Previously, Sereno in her Sept. 25 counter-affidavits said she was “duty-bound to protect the independence of the Judiciary, which would be endangered if three CA Justices were to be called to account for their judicial action by the HoR.”
IT contract
Besides the Ilocos Six dispute, the House committee also tackled the alleged irregularities in the contracts with information technology consultant Helen Perez-Macasaet.
Complainant Lorenzo Gadon had questioned the multiple contracts of services, currently subject of a pending case before the SC sitting en banc, for allegedly being excessive and granted without the benefit of public bidding.
But, Deputy Court Administrator Raul Villanueva explained the procurement of “highly technical” and “primarily confidential” consultancy services may be pursued through negotiated procurement.

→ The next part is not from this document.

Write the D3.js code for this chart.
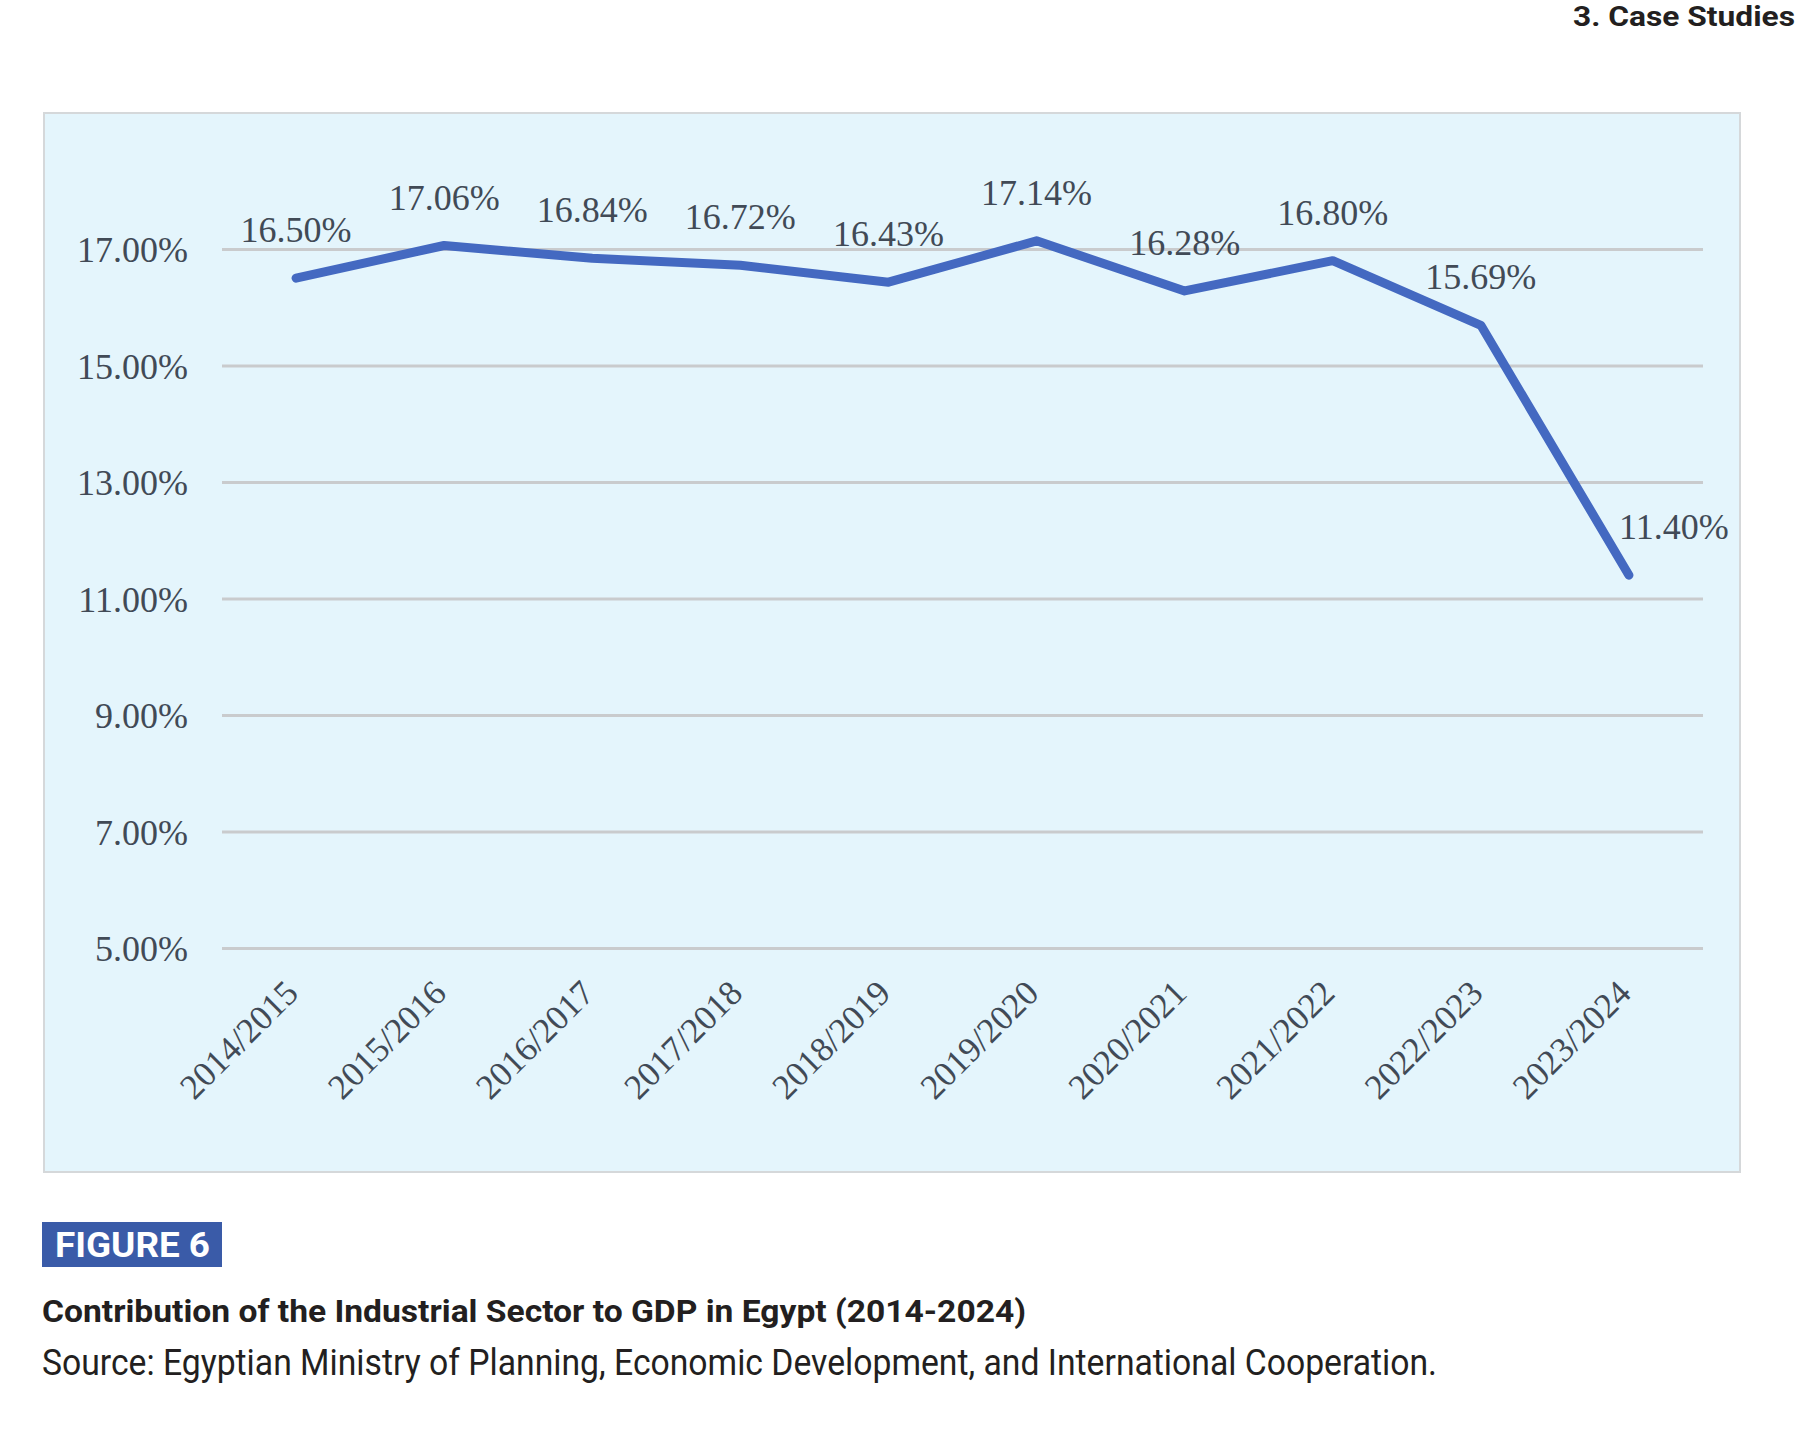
<!DOCTYPE html>
<html>
<head>
<meta charset="utf-8">
<script src="https://cdn.jsdelivr.net/npm/d3@7"></script>
<style>
  body { margin: 0; background: #fff; }
  svg { display: block; }
</style>
</head>
<body>
<svg id="chart" width="1808" height="1441"></svg>
<script>
// data
const years = ['2014/2015', '2015/2016', '2016/2017', '2017/2018', '2018/2019',
    '2019/2020', '2020/2021', '2021/2022', '2022/2023', '2023/2024'];
const shares = [16.50, 17.06, 16.84, 16.72, 16.43, 17.14, 16.28, 16.80, 15.69, 11.40];
const yTicks = [5, 7, 9, 11, 13, 15, 17];

const svg = d3.select('#chart');
const serif = '"Liberation Serif", "Times New Roman", serif';
const sans = 'Roboto, "Noto Sans", sans-serif';
const textColor = '#414a56';

// panel
svg.append('rect')
    .attr('x', 44).attr('y', 113)
    .attr('width', 1696).attr('height', 1059)
    .attr('fill', '#e4f5fc')
    .attr('stroke', '#d5d8da').attr('stroke-width', 2);

// scales
const x = d3.scaleBand().domain(years).range([222, 1703]);
const y = d3.scaleLinear().domain([5, 17]).range([948, 249]);
const cx = d => x(d) + x.bandwidth() / 2;

// gridlines + y labels
const yAxis = d3.axisLeft(y).tickValues(yTicks)
    .tickSize(-(1703 - 222))
    .tickPadding(34)
    .tickFormat(d => d3.format('.2f')(d) + '%');

const gy = svg.append('g').attr('transform', 'translate(222,0)').call(yAxis);
gy.select('.domain').remove();
gy.selectAll('.tick line').attr('stroke', '#c9cbcd').attr('stroke-width', 3);
gy.selectAll('.tick text')
    .attr('font-family', serif).attr('font-size', 36)
    .attr('fill', textColor).attr('dy', '0.35em');

// x labels
const xAxis = d3.axisBottom(x).tickSize(0).tickPadding(0);
const gx = svg.append('g').attr('transform', 'translate(0,948)').call(xAxis);
gx.select('.domain').remove();
gx.selectAll('.tick text')
    .attr('font-family', serif).attr('font-size', 35)
    .attr('fill', textColor)
    .attr('text-anchor', 'end')
    .attr('y', 0).attr('dy', 0)
    .attr('transform', 'translate(4,47) rotate(-45)');

// line
const line = d3.line()
    .x((d, i) => cx(years[i]))
    .y(d => y(d));

svg.append('path')
    .datum(shares)
    .attr('d', line)
    .attr('fill', 'none')
    .attr('stroke', '#4469c1')
    .attr('stroke-width', 9)
    .attr('stroke-linejoin', 'round')
    .attr('stroke-linecap', 'round');

// data labels (last one sits to the right of its point)
svg.append('g').selectAll('text')
    .data(shares)
    .join('text')
    .attr('x', (d, i) => cx(years[i]) + (i === shares.length - 1 ? 45 : 0))
    .attr('y', d => y(d) - 36)
    .attr('text-anchor', 'middle')
    .attr('font-family', serif).attr('font-size', 36)
    .attr('fill', textColor)
    .text(d => d3.format('.2f')(d) + '%');

// page header
svg.append('text')
    .attr('x', 1795).attr('y', 26)
    .attr('text-anchor', 'end')
    .attr('font-family', sans).attr('font-weight', 700).attr('font-size', 27)
    .attr('fill', '#231f20')
    .attr('textLength', 222).attr('lengthAdjust', 'spacingAndGlyphs')
    .text('3. Case Studies');

// figure tag
svg.append('rect')
    .attr('x', 42).attr('y', 1222)
    .attr('width', 180).attr('height', 45)
    .attr('fill', '#3a5ba8');
svg.append('text')
    .attr('x', 55).attr('y', 1257)
    .attr('font-family', sans).attr('font-weight', 700).attr('font-size', 35)
    .attr('fill', '#fff')
    .attr('textLength', 155).attr('lengthAdjust', 'spacingAndGlyphs')
    .text('FIGURE 6');

svg.append('text')
    .attr('x', 42).attr('y', 1322)
    .attr('font-family', sans).attr('font-weight', 700).attr('font-size', 31)
    .attr('fill', '#231f20')
    .attr('textLength', 984).attr('lengthAdjust', 'spacingAndGlyphs')
    .text('Contribution of the Industrial Sector to GDP in Egypt (2014-2024)');

svg.append('text')
    .attr('x', 42).attr('y', 1375)
    .attr('font-family', sans).attr('font-size', 36)
    .attr('fill', '#231f20')
    .attr('textLength', 1395).attr('lengthAdjust', 'spacingAndGlyphs')
    .text('Source: Egyptian Ministry of Planning, Economic Development, and International Cooperation.');
</script>
</body>
</html>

He cited Section 53.7 of the 2009 implementing rules and regulations of the Government Procurement Reform Act, which were in effect when the BAC considered the first two contracts on Oct. 1, 2013 and May 23, 2014.
Villanueva said the bids and awards committee, which he chairs, was only required to review if the contract fell under the IRR provision.
The contract was then awarded directly by the procuring entity: the Office of the Chief Justice and the Management and Information Systems Office.
“Nothing in the rules or even the law with regards to the negotiated procurement states the bids and awards committee should sign the notice of award,” Villanueva said about the legality of the procedures.
Deputy Speaker Gwen Garcia, however, questioned the renewal of the consultancy services for six more times, each for P1.5 million or a total of P9 million, without going through negotiated procurement.
Villanueva said “my understanding is procurement is different from renewal,” which lawmakers took to mean the renewal of the contracts no longer followed the procurement rules.
All in all, Macasaet’s consultancy services lasted a total of four years from October 2013 to November 2017.
Meanwhile, Umali interpreted the SC officials’ admission on the Office of the Chief Justice’s role in the procurement of the consultancy this way: “The SC officials point to Sereno as the source of illegality.”
But, Sereno’s camp, in a statement, maintained there was nothing irregular with the consultancy services and said it was “the Supreme Court, not the Chief Justice” who hired Macasaet to assess the implementation of its Enterprise Information Systems Plan (EISP) and to implement the e-Courts and automated hearing projects for the entire judiciary.